On 4/24/2010 10:53 AM, B. Alexander wrote:
Hi,

I have a question on filesystems. Back in the day, I started using reiser3. It was faster than ext3, and it could be extended without umounting the filesystem (which has since been fixed in ext3), plus, unlike any filesystem I have encountered, it could be reduced in size.

Well, now reiser3 is very long in the tooth, reiser4 will probably never go anywhere, so I'm wondering what filesystems are recommended. Last I heard, ext4 is stablizing, but it had problems with filesystem corruption, though that was mid-fall last year, IIRC.

So now, I would like to slowly start replacing my reiser3 partitions with...something else. There are two options, the old standards, e.g. ext3/4, xfs, etc, and then there are a slew of new filesystems, such as nilfs2, btrfs and exofs.

I'm talking about a range of machines, from workstations to servers to NFS and storage servers with multi-terabyte disks, and a backup server with several hundred gigs of backups.

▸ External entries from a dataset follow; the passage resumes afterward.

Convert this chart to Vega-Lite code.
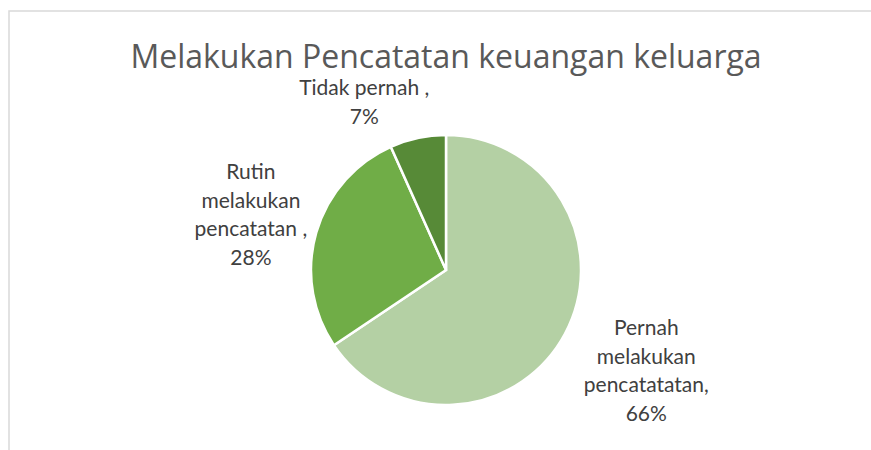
{
  "$schema": "https://vega.github.io/schema/vega-lite/v6.json",
  "autosize": {"type": "none"},
  "width": 874,
  "height": 518,
  "padding": {"left": 9, "top": 11, "right": 0, "bottom": 0},
  "background": "white",
  "view": {"stroke": "#d9d9d9", "strokeWidth": 1.5, "fill": "white"},
  "config": {"view": {"stroke": "#d9d9d9", "strokeWidth": 1.5}},
  "title": {
    "text": "Melakukan Pencatatan keuangan keluarga",
    "anchor": "middle",
    "frame": "group",
    "orient": "top",
    "offset": -64,
    "font": "Open Sans",
    "fontSize": 32,
    "fontWeight": "normal",
    "color": "#595959"
  },
  "data": {
    "values": [
      {"kategori": "Pernah melakukan pencatatatan", "nilai": 65.6, "order": 1, "label": "Pernah\nmelakukan\npencatatatan,\n66%"},
      {"kategori": "Rutin melakukan pencatatan", "nilai": 27.7, "order": 2, "label": "Rutin\nmelakukan\npencatatan ,\n28%"},
      {"kategori": "Tidak pernah", "nilai": 6.7, "order": 3, "label": "Tidak pernah ,\n7%"}
    ]
  },
  "encoding": {
    "theta": {"field": "nilai", "type": "quantitative", "stack": true},
    "order": {"field": "order", "type": "quantitative"}
  },
  "layer": [
    {
      "mark": {"type": "arc", "outerRadius": 135, "stroke": "white", "strokeWidth": 2.5},
      "encoding": {
        "color": {
          "field": "kategori",
          "type": "nominal",
          "scale": {
            "domain": ["Pernah melakukan pencatatatan", "Rutin melakukan pencatatan", "Tidak pernah"],
            "range": ["#b4d0a4", "#70ad47", "#578a37"]
          },
          "legend": null
        }
      }
    },
    {
      "mark": {
        "type": "text",
        "radius": {"expr": "datum.order == 1 ? 227 : datum.order == 2 ? 203 : 184"},
        "thetaOffset": {"expr": "datum.order == 3 ? -0.25 : 0"},
        "dy": {"expr": "datum.order == 3 ? -16 : datum.order == 1 ? -48 : -41"},
        "lineBreak": "\n", "font": "Lato", "fontSize": 21, "lineHeight": 28.7,
        "color": "#404040", "align": "center", "baseline": "middle"
      },
      "encoding": {"text": {"field": "label"}}
    }
  ]
}
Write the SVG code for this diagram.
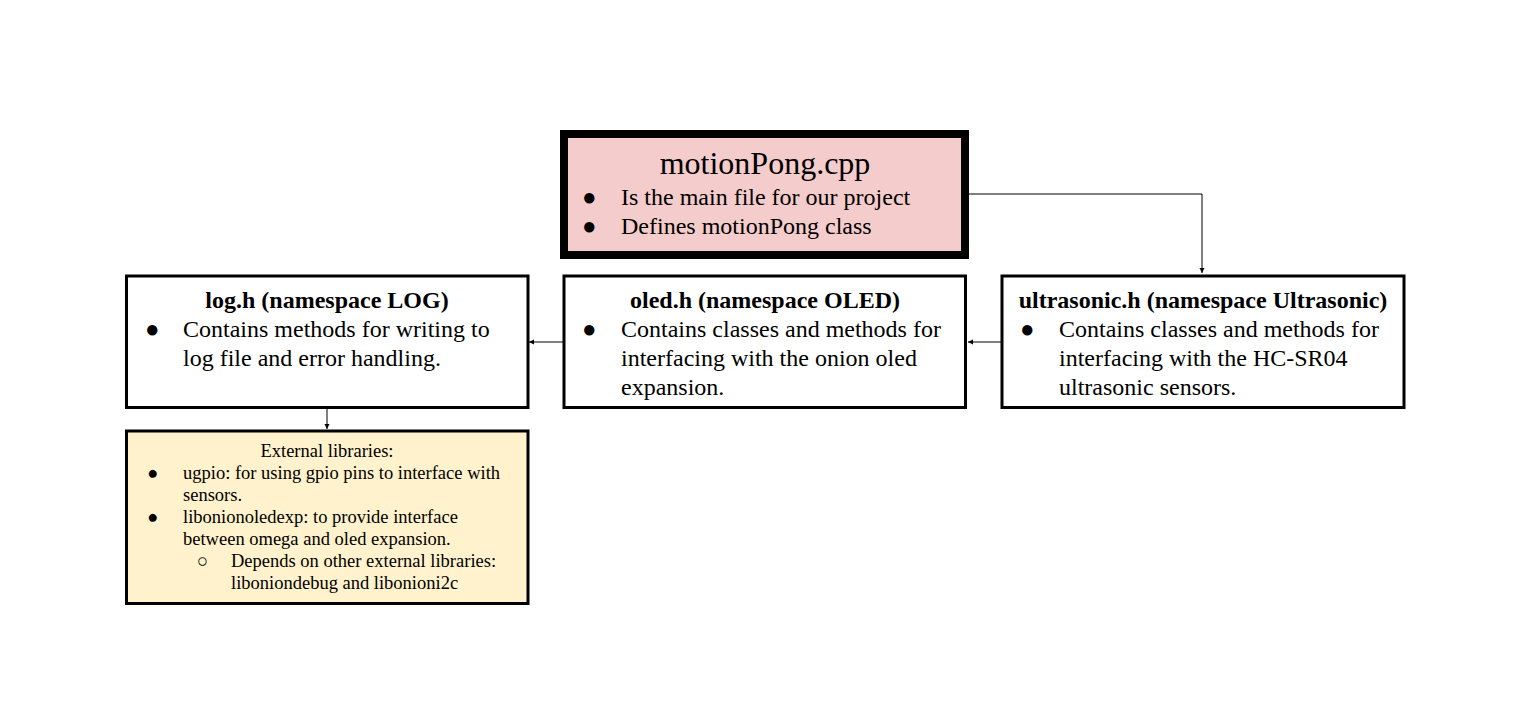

Does anyone have suggestions and practical experience with the pros and cons of the various filesystems?

Thanks,
--b

If file integrity are important to you, look for a FS that keeps checksums of individual files. Otherwise, if a file becomes corrupted, you'll never know it, unless you keep your own checksums. There are only a small handful of filesystems that keep checksums of your files. Btrfs and ZFS come to mind. I believe ZFS is more mature than Btrfs, but it isn't in the kernel. I believe the only way to get ZFS on Linux is through FUSE.

There's also JFS, which has been around for a number of years, and is mature. It doesn't checksum your files, but it does use copy-on-write (as do Btrfs and ZFS), which goes a long way to keeping your data from getting corrupted, something XFS does not do.

So if Btrfs were more mature, or if ZFS were included in the kernel, I'd recommend either of those. But as it is, I think JFS is the way to go.